→ DATA EXCERPT
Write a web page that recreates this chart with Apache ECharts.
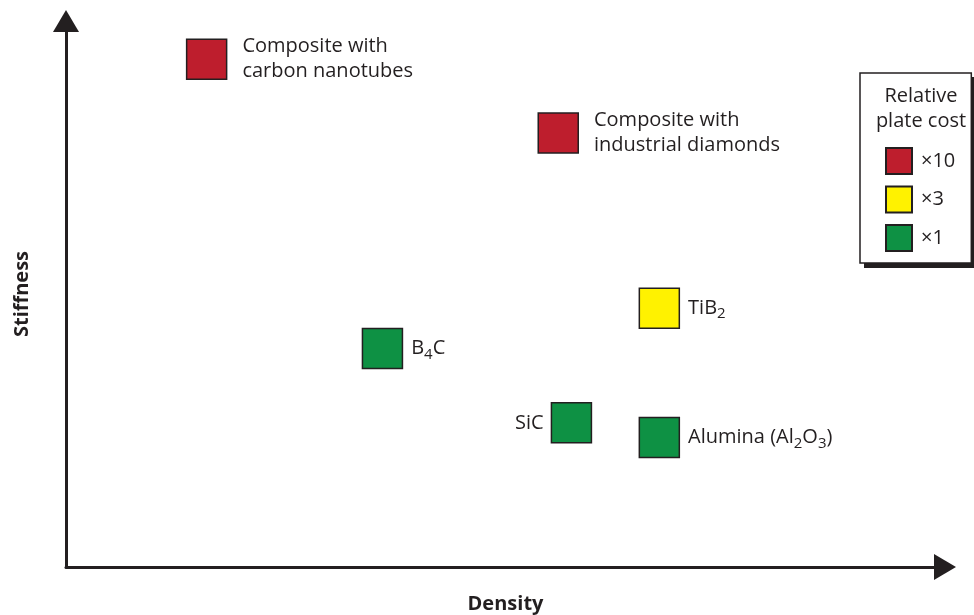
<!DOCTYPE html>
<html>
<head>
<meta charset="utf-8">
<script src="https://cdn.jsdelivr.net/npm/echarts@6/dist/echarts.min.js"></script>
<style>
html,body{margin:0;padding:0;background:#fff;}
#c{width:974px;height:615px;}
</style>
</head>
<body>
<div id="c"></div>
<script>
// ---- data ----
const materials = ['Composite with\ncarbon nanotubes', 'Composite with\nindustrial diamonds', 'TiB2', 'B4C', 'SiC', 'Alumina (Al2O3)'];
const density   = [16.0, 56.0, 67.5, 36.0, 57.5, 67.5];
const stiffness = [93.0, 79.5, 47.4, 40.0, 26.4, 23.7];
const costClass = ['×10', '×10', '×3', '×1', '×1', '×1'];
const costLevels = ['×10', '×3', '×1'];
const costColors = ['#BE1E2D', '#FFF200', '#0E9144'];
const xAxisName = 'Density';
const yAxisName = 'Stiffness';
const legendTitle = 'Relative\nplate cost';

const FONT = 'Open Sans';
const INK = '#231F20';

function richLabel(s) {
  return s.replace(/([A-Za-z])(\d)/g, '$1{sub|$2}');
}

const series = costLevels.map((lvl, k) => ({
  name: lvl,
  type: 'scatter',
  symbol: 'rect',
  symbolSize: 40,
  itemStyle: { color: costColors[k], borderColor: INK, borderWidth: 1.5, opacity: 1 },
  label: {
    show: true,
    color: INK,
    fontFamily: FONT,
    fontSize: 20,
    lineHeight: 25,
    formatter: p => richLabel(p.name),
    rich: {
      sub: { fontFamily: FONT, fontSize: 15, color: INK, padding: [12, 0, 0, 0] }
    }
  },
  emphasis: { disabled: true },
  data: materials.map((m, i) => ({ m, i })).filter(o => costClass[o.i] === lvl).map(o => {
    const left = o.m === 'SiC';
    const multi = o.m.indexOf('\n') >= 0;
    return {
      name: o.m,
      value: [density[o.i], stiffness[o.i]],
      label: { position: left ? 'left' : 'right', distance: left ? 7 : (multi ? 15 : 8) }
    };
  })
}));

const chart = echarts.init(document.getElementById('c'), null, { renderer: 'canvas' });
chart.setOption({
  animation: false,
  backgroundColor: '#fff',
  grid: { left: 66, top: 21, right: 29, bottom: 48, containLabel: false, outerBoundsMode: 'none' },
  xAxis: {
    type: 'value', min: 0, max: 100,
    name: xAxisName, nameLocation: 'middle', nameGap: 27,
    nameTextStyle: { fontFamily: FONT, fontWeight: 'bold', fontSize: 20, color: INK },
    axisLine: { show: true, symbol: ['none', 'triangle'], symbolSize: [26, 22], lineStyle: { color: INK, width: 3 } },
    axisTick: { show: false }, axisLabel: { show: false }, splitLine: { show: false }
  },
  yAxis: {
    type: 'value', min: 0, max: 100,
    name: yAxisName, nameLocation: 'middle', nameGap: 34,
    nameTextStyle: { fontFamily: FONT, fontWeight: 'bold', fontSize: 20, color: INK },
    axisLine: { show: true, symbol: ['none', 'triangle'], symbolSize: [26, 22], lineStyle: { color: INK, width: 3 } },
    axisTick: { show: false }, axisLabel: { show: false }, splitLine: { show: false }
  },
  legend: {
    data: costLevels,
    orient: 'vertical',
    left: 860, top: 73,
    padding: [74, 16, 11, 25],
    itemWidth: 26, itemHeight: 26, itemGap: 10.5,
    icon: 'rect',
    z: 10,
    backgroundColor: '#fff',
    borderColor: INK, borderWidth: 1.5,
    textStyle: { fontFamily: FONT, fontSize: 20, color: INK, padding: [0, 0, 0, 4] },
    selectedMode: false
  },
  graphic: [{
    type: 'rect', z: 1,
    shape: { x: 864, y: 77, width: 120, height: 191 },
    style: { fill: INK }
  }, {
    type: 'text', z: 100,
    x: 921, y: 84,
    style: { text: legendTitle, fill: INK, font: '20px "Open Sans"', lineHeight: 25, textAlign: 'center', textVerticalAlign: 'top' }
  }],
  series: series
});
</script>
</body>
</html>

→ TASK STATEMENT
Find how many of the lines above have the word "with" in them. State only that number.

→ COMPLETE RESPONSE
2